Pre-integration via Active Subspaces

Pre-integration is an extension of conditional Monte Carlo to quasi-Monte Carlo and randomized quasi-Monte Carlo. It can reduce but not increase the variance in Monte Carlo. For quasi-Monte Carlo it can bring about improved regularity of the integrand with potentially greatly improved accuracy. Pre-integration is ordinarily done by integrating out one of $d$ input variables to a function. In the common case of a Gaussian integral one can also pre-integrate over any linear combination of variables. We propose to do that and we choose the first eigenvector in an active subspace decomposition to be the pre-integrated linear combination. We find in numerical examples that this active subspace pre-integration strategy is competitive with pre-integrating the first variable in the principal components construction on the Asian option where principal components are known to be very effective. It outperforms other pre-integration methods on some basket options where there is no well established default. We show theoretically that, just as in Monte Carlo, pre-integration can reduce but not increase the variance when one uses scrambled net integration.

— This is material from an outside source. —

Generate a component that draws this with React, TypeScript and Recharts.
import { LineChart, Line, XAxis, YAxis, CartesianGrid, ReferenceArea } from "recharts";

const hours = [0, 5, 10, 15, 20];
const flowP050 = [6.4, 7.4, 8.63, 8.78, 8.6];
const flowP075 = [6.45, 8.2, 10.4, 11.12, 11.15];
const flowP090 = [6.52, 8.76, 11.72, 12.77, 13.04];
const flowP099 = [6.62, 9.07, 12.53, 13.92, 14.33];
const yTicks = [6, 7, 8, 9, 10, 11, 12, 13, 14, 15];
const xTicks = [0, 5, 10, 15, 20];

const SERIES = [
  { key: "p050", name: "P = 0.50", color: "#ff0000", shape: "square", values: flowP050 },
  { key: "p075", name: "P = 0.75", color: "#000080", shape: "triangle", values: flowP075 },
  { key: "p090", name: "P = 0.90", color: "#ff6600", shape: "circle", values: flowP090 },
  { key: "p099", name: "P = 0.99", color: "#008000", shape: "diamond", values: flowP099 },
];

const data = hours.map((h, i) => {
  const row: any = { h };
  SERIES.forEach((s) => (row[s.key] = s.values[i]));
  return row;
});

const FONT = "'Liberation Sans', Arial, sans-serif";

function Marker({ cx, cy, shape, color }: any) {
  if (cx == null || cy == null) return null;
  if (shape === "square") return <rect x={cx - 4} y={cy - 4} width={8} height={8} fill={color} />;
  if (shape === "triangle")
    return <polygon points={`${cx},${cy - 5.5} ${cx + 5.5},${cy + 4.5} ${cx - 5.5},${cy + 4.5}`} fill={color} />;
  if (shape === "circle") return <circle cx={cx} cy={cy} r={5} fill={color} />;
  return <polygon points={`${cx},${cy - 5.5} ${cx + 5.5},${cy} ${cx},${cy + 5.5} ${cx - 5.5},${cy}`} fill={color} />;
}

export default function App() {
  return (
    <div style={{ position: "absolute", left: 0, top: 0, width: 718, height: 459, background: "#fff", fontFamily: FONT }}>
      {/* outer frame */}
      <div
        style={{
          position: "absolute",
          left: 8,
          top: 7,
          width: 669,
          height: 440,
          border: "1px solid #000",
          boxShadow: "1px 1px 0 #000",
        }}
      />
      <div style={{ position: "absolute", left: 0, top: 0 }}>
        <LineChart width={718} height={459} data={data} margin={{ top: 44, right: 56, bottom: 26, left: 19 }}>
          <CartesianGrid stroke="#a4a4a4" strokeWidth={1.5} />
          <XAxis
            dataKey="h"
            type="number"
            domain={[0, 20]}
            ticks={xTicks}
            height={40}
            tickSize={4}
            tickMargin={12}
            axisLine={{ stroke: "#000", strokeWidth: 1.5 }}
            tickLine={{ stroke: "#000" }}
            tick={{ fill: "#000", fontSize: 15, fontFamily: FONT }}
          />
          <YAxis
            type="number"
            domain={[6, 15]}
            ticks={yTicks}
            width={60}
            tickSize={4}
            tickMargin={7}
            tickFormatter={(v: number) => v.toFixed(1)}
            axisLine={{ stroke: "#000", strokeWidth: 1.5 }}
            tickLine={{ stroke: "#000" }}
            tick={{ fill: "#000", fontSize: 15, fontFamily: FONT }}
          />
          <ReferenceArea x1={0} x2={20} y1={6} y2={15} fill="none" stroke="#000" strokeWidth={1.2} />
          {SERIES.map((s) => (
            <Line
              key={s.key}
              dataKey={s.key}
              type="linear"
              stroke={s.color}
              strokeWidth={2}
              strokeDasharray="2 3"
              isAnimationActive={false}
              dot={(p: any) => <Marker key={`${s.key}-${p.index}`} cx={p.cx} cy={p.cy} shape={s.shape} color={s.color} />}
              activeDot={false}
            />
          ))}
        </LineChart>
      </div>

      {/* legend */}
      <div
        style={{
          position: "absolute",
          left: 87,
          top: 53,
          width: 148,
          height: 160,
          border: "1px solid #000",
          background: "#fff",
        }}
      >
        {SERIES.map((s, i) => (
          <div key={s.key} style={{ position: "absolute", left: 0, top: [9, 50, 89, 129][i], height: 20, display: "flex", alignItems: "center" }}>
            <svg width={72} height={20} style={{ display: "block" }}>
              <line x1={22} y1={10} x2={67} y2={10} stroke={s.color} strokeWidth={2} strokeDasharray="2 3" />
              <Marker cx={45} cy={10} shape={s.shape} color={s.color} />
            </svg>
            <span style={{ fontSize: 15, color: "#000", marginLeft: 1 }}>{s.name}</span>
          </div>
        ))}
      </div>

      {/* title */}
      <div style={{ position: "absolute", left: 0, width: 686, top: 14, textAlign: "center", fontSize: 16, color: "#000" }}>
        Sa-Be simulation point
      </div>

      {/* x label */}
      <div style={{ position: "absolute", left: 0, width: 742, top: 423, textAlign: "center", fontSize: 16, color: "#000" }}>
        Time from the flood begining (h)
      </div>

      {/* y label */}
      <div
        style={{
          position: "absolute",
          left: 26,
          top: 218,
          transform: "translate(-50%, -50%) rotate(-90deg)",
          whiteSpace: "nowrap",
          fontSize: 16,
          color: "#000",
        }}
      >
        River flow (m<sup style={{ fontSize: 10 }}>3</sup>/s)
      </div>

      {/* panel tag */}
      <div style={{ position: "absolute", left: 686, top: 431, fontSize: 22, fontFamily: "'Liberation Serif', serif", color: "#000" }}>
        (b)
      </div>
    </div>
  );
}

We show that the lead eigenvector in an active subspace decomposition is closely related to the vector that maximizes a less computationally tractable criterion using a Sobol' index to find the most important linear combination of Gaussian variables. They optimize similar expectations involving the gradient. We show that the Sobol' index criterion for the leading eigenvector is invariant to the way that one chooses the remaining $d-1$ eigenvectors with which to sample the Gaussian vector.